The Scotch Whisky Association (SWA) welcomed the chancellor’s decision to continue the freeze on spirits duty.
The SWA said the duty rate on spirits remains £28.74 per litre of pure alcohol.
It said that of the £14.15 average price of a bottle of Scotch Whisky, £10.41 is collected in taxation through excise duty and VAT.
The tax burden remains at 74%, or £3 in every £4 spent on the average priced bottle of Scotch in the UK being tax.
Karen Betts, SWA Chief Executive, said:”The chancellor has made the right decision for the public finances, the industry and for consumers.
“The continuation of the duty freeze is a very welcome show of support for the Scotch Whisky industry, which plays an important role in the UK and Scottish economies and which is one of the UK’s most successful exporters.
“Time after time, the industry has shown that a stable rate of tax both boosts government revenue to help support vital public services and creates an environment which encourages investment in future growth.
“We have welcomed the support shown to the industry by the politicians from across the UK and the political spectrum who have backed our campaign and have stood up for the industry and the communities it supports.
“We welcome too the sound course set today by the chancellor, which supports the industry’s global competitiveness, nurtures growth and backs jobs and investment.
“However, the Scotch Super Tax remains, with £3 in every £4 spent on the average priced bottle of Scotch in the UK still collected in taxation, and a significant disparity between what consumers pay in tax on Scotch and other alcoholic products.
“HM Treasury should move quickly to begin detailed discussions with the industry about long-term reform of the UK’s alcohol tax regime.”
Oil & Gas UK welcomed what it called the UK Government’s commitment to “maintain fiscal conditions.”
“Chancellor Phillip Hammond announced that the current headline tax rate will continue,” said Oil & Gas UK.
“He also stated that the UK government will launch a call for evidence on its plans to make Scotland a global hub for decommissioning.

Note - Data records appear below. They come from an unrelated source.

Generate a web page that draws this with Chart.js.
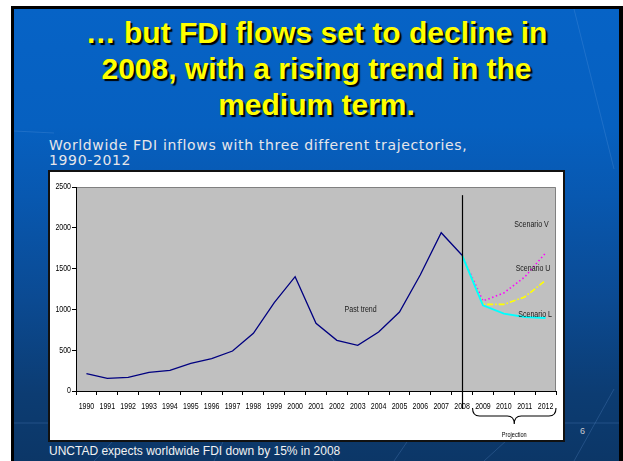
<!DOCTYPE html>
<html>
<head>
<meta charset="utf-8">
<script src="https://cdn.jsdelivr.net/npm/chart.js@4.4.1/dist/chart.umd.min.js"></script>
<style>
html,body{margin:0;padding:0;width:623px;height:461px;overflow:hidden;background:#fff;}
#frame{position:absolute;left:11px;top:6px;width:612px;height:470px;background:#000;}
#slide{position:absolute;left:14px;top:9px;width:605px;height:470px;overflow:hidden;
  background:linear-gradient(to bottom,#0663c6 0%,#0660c0 25%,#0858b0 40%,#0b4a92 62%,#0c3c72 82%,#0c3564 100%);}
#deco{position:absolute;left:14px;top:9px;width:605px;height:452px;}
#title{position:absolute;left:14px;top:15px;width:605px;text-align:center;
  font:bold 30px "Liberation Sans",Arial,sans-serif;line-height:36px;color:#ffff00;
  text-shadow:2px 2px 1px #000;}
#subtitle{position:absolute;left:49px;top:138px;font:14px "DejaVu Sans",Verdana,sans-serif;
  letter-spacing:0.65px;line-height:15px;color:#e6e6ea;}
#footer{position:absolute;left:49px;top:444px;font:12px "Liberation Sans",Arial,sans-serif;color:#f2f2f2;}
#pageno{position:absolute;left:580px;top:426px;font:9px "Liberation Sans",Arial,sans-serif;color:#c8c8d0;}
#box{position:absolute;left:48px;top:170px;width:513px;height:268px;border:2px solid #111;background:#fff;}
#chart{display:block;}
</style>
</head>
<body>
<div id="frame"></div>
<div id="slide"></div>
<svg id="deco" width="605" height="452">
  <g stroke="rgba(120,170,230,0.22)" stroke-width="1" fill="none">
    <line x1="0" y1="414" x2="605" y2="414"/>
    <line x1="0" y1="122" x2="40" y2="124"/>
    <line x1="80" y1="452" x2="120" y2="410"/>
    <line x1="200" y1="452" x2="215" y2="420"/>
    <line x1="320" y1="452" x2="300" y2="425"/>
    <line x1="380" y1="452" x2="395" y2="430"/>
    <line x1="470" y1="452" x2="505" y2="420"/>
    <line x1="560" y1="452" x2="600" y2="380"/>
    <line x1="560" y1="0" x2="600" y2="160"/>
  </g>
</svg>
<div id="title">… but FDI flows set to decline in<br>2008, with a rising trend in the<br>medium term.</div>
<div id="subtitle">Worldwide FDI inflows with three different trajectories,<br>1990-2012</div>
<div id="box"><canvas id="chart" width="513" height="268"></canvas></div>
<div id="pageno">6</div>
<div id="footer">UNCTAD expects worldwide FDI down by 15% in 2008</div>
<script>
// ---- data ----
const years = ['1990','1991','1992','1993','1994','1995','1996','1997','1998','1999','2000','2001','2002','2003','2004','2005','2006','2007','2008','2009','2010','2011','2012'];
const pastTrend = [212,155,167,229,253,339,396,490,707,1083,1401,829,621,560,723,968,1425,1940,1663,null,null,null,null];
const scenarioL = [null,null,null,null,null,null,null,null,null,null,null,null,null,null,null,null,null,null,1663,1050,948,907,895];
const scenarioU = [null,null,null,null,null,null,null,null,null,null,null,null,null,null,null,null,null,null,1663,1062,1062,1152,1356];
const scenarioV = [null,null,null,null,null,null,null,null,null,null,null,null,null,null,null,null,null,null,1663,1103,1201,1397,1691];
const yTickValues = [0,500,1000,1500,2000,2500];
const projectionFrom = '2008';
const projectionTo = '2012';
const projectionLabel = 'Projection';
// text labels placed in data coordinates (category index, value)
const labelTexts = ['Scenario V','Scenario U','Scenario L','Past trend'];
const labelIdx = [21.33, 21.4, 21.5, 13.14];
const labelVal = [2034, 1500, 940, 1001];

const FONT = '"Liberation Sans",Arial,sans-serif';
const SQUEEZE = 0.8; // narrow face look

function xAt(scale, idx){
  const i = Math.floor(idx), f = idx - i;
  const a = scale.getPixelForValue(i);
  const b = scale.getPixelForValue(i+1);
  return a + (b - a) * f;
}
function narrowText(ctx, text, px, py, align, baseline, sq){
  ctx.save();
  ctx.translate(px, py);
  ctx.scale(sq || SQUEEZE, 1);
  ctx.textAlign = align;
  ctx.textBaseline = baseline;
  ctx.fillText(text, 0, 0);
  ctx.restore();
}

const plotBg = {
  id:'plotBg',
  beforeDraw(chart){
    const {ctx, chartArea:a} = chart;
    ctx.save();
    ctx.fillStyle = '#c0c0c0';
    ctx.fillRect(a.left, a.top, a.right - a.left, a.bottom - a.top);
    ctx.strokeStyle = '#808080';
    ctx.lineWidth = 1;
    ctx.beginPath();
    ctx.moveTo(a.left, a.top + 0.5);
    ctx.lineTo(a.right - 0.5, a.top + 0.5);
    ctx.lineTo(a.right - 0.5, a.bottom);
    ctx.stroke();
    ctx.restore();
  }
};

const tickText = {
  id:'tickText',
  afterDraw(chart){
    const {ctx} = chart;
    const x = chart.scales.x, y = chart.scales.y;
    ctx.save();
    ctx.fillStyle = '#000';
    ctx.font = '9px ' + FONT;
    x.ticks.forEach((t, i) => {
      narrowText(ctx, x.getLabelForValue(t.value), x.getPixelForTick(i), y.bottom + 16, 'center', 'middle', 0.78);
    });
    y.ticks.forEach((t, i) => {
      narrowText(ctx, String(t.value), x.left - 5, y.getPixelForTick(i), 'right', 'middle', 0.78);
    });
    ctx.restore();
  }
};

const annotations = {
  id:'annotations',
  afterDatasetsDraw(chart){
    const {ctx} = chart;
    const x = chart.scales.x, y = chart.scales.y;
    ctx.save();
    // vertical divider at 2008
    const iFrom = years.indexOf(projectionFrom);
    const iTo = years.indexOf(projectionTo);
    const vx = Math.round(x.getPixelForValue(iFrom)) + 0.5;
    ctx.strokeStyle = '#000';
    ctx.lineWidth = 1.2;
    ctx.beginPath();
    ctx.moveTo(vx, y.getPixelForValue(2400));
    ctx.lineTo(vx, y.bottom + 18);
    ctx.stroke();
    // labels
    ctx.fillStyle = '#1a1a1a';
    ctx.font = '8.8px ' + FONT;
    labelTexts.forEach((t, k) => {
      narrowText(ctx, t, xAt(x, labelIdx[k]), y.getPixelForValue(labelVal[k]), 'center', 'middle');
    });
    // projection brace
    const half = (x.getPixelForValue(1) - x.getPixelForValue(0)) / 2;
    const x0 = x.getPixelForValue(iFrom) + half;
    const x1 = x.getPixelForValue(iTo) + half;
    const xc = (x0 + x1) / 2;
    const y0 = y.bottom + 17, y1 = y.bottom + 25, y2 = y.bottom + 33;
    const r = 7;
    ctx.strokeStyle = '#000';
    ctx.lineWidth = 1.1;
    ctx.beginPath();
    ctx.moveTo(x0, y0);
    ctx.quadraticCurveTo(x0, y1, x0 + r, y1);
    ctx.lineTo(xc - r, y1);
    ctx.quadraticCurveTo(xc, y1, xc, y2);
    ctx.quadraticCurveTo(xc, y1, xc + r, y1);
    ctx.lineTo(x1 - r, y1);
    ctx.quadraticCurveTo(x1, y1, x1, y0);
    ctx.stroke();
    ctx.fillStyle = '#000';
    ctx.font = '7px ' + FONT;
    narrowText(ctx, projectionLabel, xc, y.bottom + 44, 'center', 'middle');
    ctx.restore();
  }
};

new Chart(document.getElementById('chart'), {
  type:'line',
  data:{
    labels: years,
    datasets:[
      {label:'Past trend', data:pastTrend, borderColor:'#000080', borderWidth:1.3, pointRadius:0, tension:0},
      {label:'Scenario L', data:scenarioL, borderColor:'#00ffff', borderWidth:2, pointRadius:0, tension:0},
      {label:'Scenario U', data:scenarioU, borderColor:'#ffff00', borderWidth:1.6, borderDash:[6,2,1.5,2], pointRadius:0, tension:0},
      {label:'Scenario V', data:scenarioV, borderColor:'#ff00ff', borderWidth:1.6, borderDash:[1.5,2.5], pointRadius:0, tension:0}
    ]
  },
  options:{
    responsive:false,
    animation:false,
    events:[],
    layout:{padding:{left:0, top:15, right:7, bottom:0}},
    plugins:{legend:{display:false}, tooltip:{enabled:false}, title:{display:false}},
    scales:{
      x:{
        type:'category',
        offset:true,
        afterFit(s){ s.height = 49; },
        grid:{display:true, offset:true, drawOnChartArea:false, drawTicks:true, tickLength:4, color:'#000', lineWidth:1},
        border:{display:true, color:'#000', width:1},
        ticks:{autoSkip:false, maxRotation:0, minRotation:0, padding:7, color:'rgba(0,0,0,0)', font:{family:FONT, size:8}}
      },
      y:{
        min:0, max:2500,
        afterFit(s){ s.width = 26; },
        afterBuildTicks(s){ s.ticks = yTickValues.map(v => ({value:v})); },
        grid:{display:true, drawOnChartArea:false, drawTicks:true, tickLength:4, color:'#000', lineWidth:1},
        border:{display:true, color:'#000', width:1},
        ticks:{padding:1, color:'rgba(0,0,0,0)', font:{family:FONT, size:8}, callback:v => String(v)}
      }
    }
  },
  plugins:[plotBg, annotations, tickText]
});
</script>
</body>
</html>
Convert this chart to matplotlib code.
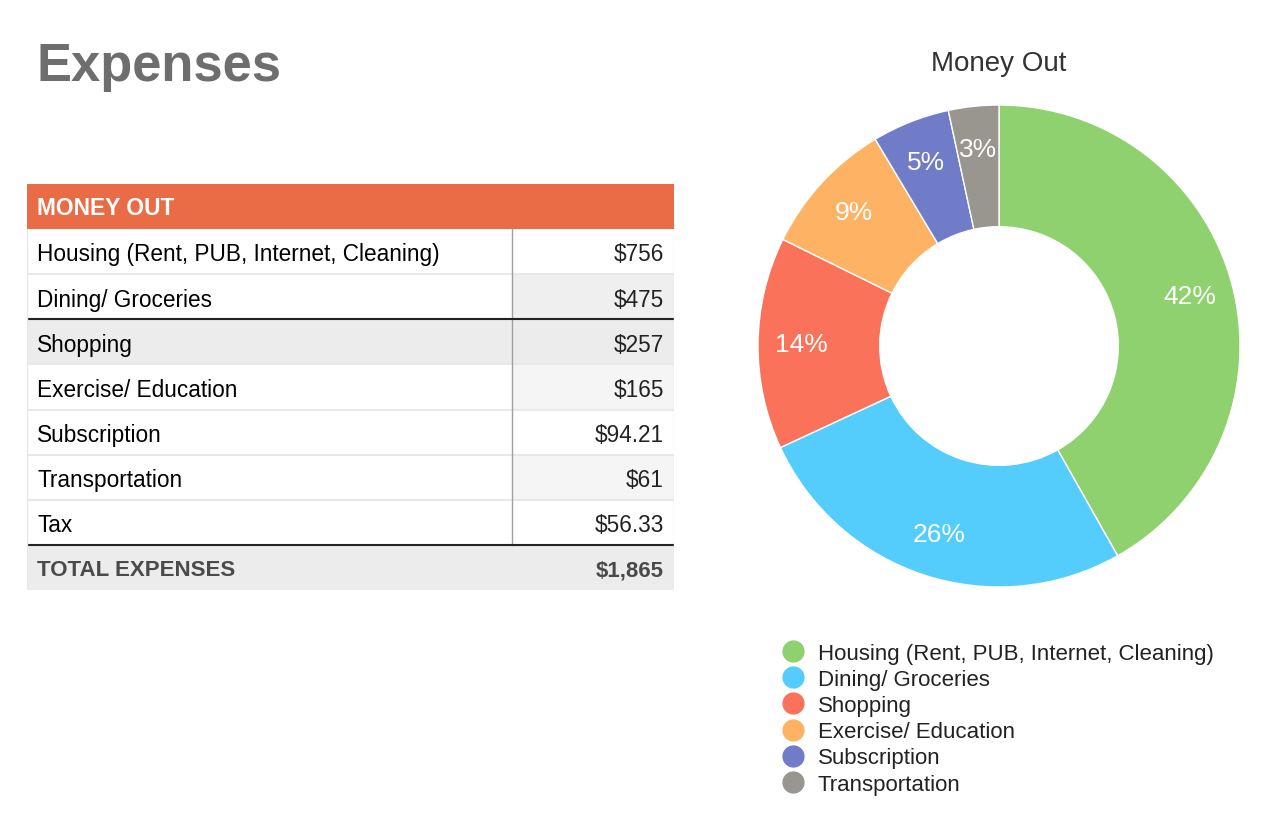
import matplotlib.pyplot as plt
from matplotlib.patches import Rectangle
from matplotlib.lines import Line2D

plt.rcParams['font.family'] = ['Liberation Sans', 'DejaVu Sans']

# data
categories = ["Housing (Rent, PUB, Internet, Cleaning)", "Dining/ Groceries", "Shopping",
              "Exercise/ Education", "Subscription", "Transportation", "Tax"]
amounts = [756, 475, 257, 165, 94.21, 61, 56.33]
amount_labels = ["$756", "$475", "$257", "$165", "$94.21", "$61", "$56.33"]
total_label = "$1,865"
pie_categories = categories[:6]
pie_values = amounts[:6]
pie_colors = ["#8fd16e", "#55cdfc", "#fb725a", "#feb364", "#717cc9", "#99958f"]

# cell backgrounds (label cell, value cell) per row
row_bg = [("white", "white"), ("white", "#efefef"), ("#ececec", "#ececec"),
          ("white", "#f5f5f5"), ("white", "white"), ("white", "#f5f5f5"),
          ("white", "white")]

W, H = 1280, 828
fig = plt.figure(figsize=(W / 100, H / 100), dpi=100)

fig.text(37 / W, 1 - 67 / H, "Expenses", fontsize=37.8, fontweight="bold",
         color="#6e6e6e", va="center", ha="left")

# ---- table ----
tw, split = 647, 485
n = len(categories)
tax = fig.add_axes([27 / W, 1 - 591 / H, tw / W, 406 / H])
tax.set_xlim(0, tw)
tax.set_ylim(n + 2, 0)
tax.axis("off")

tax.add_patch(Rectangle((0, 0), tw, 1, color="#ea6c46", lw=0))
tax.text(10, 0.53, "MONEY OUT", color="white", fontsize=16.4, fontweight="bold", va="center")

for i, (cat, lab) in enumerate(zip(categories, amount_labels)):
    y = i + 1
    bl, bv = row_bg[i]
    tax.add_patch(Rectangle((0, y), split, 1, color=bl, lw=0))
    tax.add_patch(Rectangle((split, y), tw - split, 1, color=bv, lw=0))
    tax.plot([0, tw], [y + 1, y + 1], color="#e8e8e8", lw=1.5)
    tax.text(10, y + 0.55, cat, fontsize=16.3, va="center", color="black")
    tax.text(tw - 10, y + 0.55, lab, fontsize=16.3, va="center", ha="right", color="#222222")

ty = n + 1
tax.add_patch(Rectangle((0, ty), tw, 1, color="#ececec", lw=0))
tax.text(10, ty + 0.55, "TOTAL EXPENSES", fontsize=16, fontweight="bold", va="center", color="#4a4a4a")
tax.text(tw - 10, ty + 0.55, total_label, fontsize=16, fontweight="bold", va="center", ha="right",
         color="#4a4a4a")
tax.plot([split, split], [1, n + 1], color="#a0a0a0", lw=1)
tax.plot([0, tw], [3, 3], color="#222222", lw=1.5)
tax.plot([0, tw], [n + 1, n + 1], color="#222222", lw=1.5)
tax.plot([0, 0], [1, n + 2], color="#e8e8e8", lw=1)
tax.plot([tw, tw], [1, n + 2], color="#e8e8e8", lw=1)

# ---- donut ----
r = 241
pax = fig.add_axes([(999 - r) / W, (828 - 588) / H, 2 * r / W, 2 * r / H])
wedges, texts, autotexts = pax.pie(
    pie_values, colors=pie_colors, startangle=90, counterclock=False,
    autopct="%1.0f%%", pctdistance=0.82, radius=1,
    wedgeprops=dict(width=0.505, edgecolor="white", linewidth=1),
    textprops=dict(color="white", fontsize=19))
pax.set_xlim(-1, 1)
pax.set_ylim(-1, 1)
pax.set_aspect("auto")
fig.text(999 / W, 1 - 64 / H, "Money Out", fontsize=20, ha="center", va="center", color="#333333")

handles = [Line2D([], [], marker="o", ls="", markersize=15, color=c) for c in pie_colors]
fig.legend(handles, pie_categories, loc="upper left", bbox_to_anchor=(780 / W, 1 - 644 / H),
           frameon=False, fontsize=16, handlelength=1.2, handletextpad=0.5, labelspacing=0.23,
           borderaxespad=0, borderpad=0, labelcolor="#222222")

fig.savefig("out.png", dpi=100)
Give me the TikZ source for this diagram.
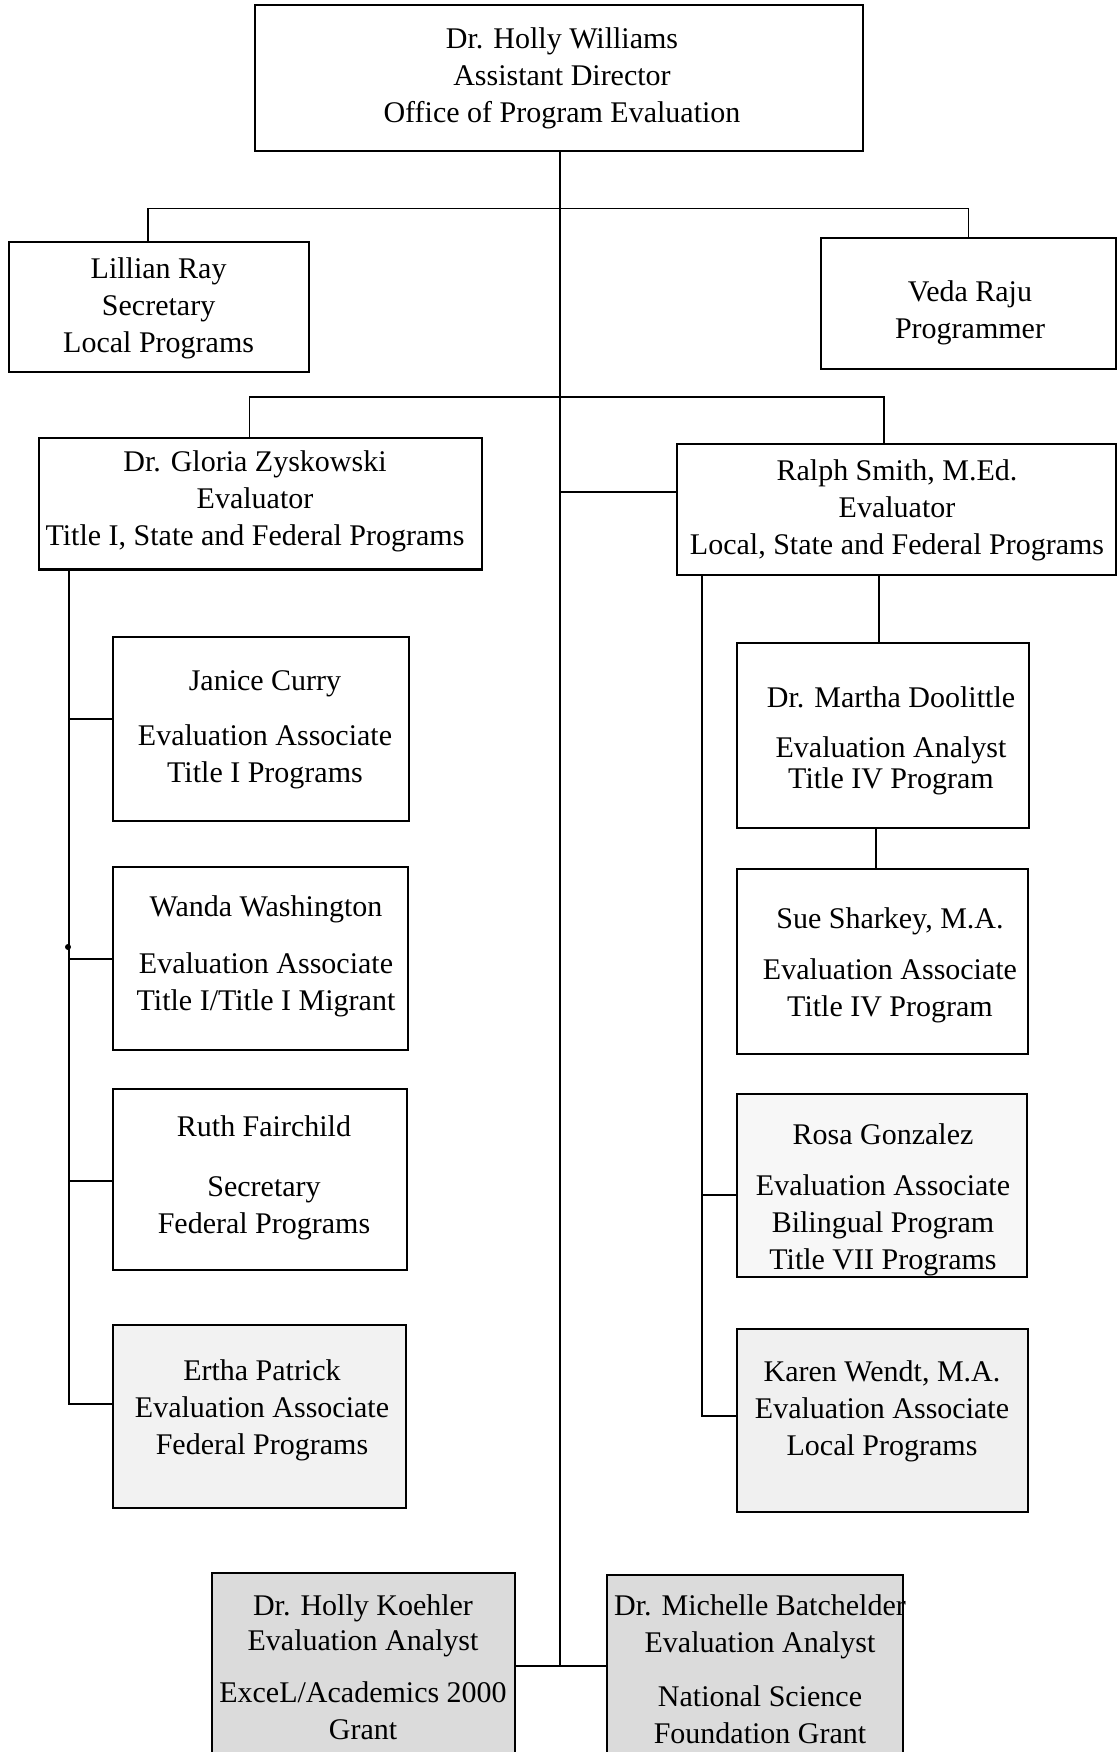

“It comes after Oil & Gas UK recently revealed that 11 projects have been announced by companies this year – more than the last three years combined, with more expected in the coming months.”
Oil & Gas UK chief executive Deirdre Michie said: “The chancellor’s commitment to fiscal stability is welcome recognition of the hard work by industry to encourage recovery following one of the most testing downturns in its history.
“With reduced costs, competitive fiscal terms and improved operational performance, the UK Continental Shelf is becoming an attractive investment proposition.
“These conditions are delivering a tentative recovery, with more projects approved so far this year than in the last three years combined.
“It’s important that this stability is sustained for the longer term, encouraging further investment and much needed new business for the supply chain, which continues to be under pressure.
“Essential for security of supply, supporting hundreds of thousands of highly skilled jobs and contributing billions to the economy, the UK’s offshore oil and gas industry will continue to play a vital role in the economy for many years to come.”
Oil & Gas UK said the decommissioning market in the North Sea is forecast to grow steadily and is likely to be worth £1.8 billion per annum on average over the next decade.
Michie added: “As decommissioning activity is predicted to grow, the UK supply chain has a major opportunity to develop world-class decommissioning capabilities.
“We look forward to informing this exercise with our expertise and ensuring that we can maximise opportunities in decommissioning while continuing our focus on maximising economic recovery.”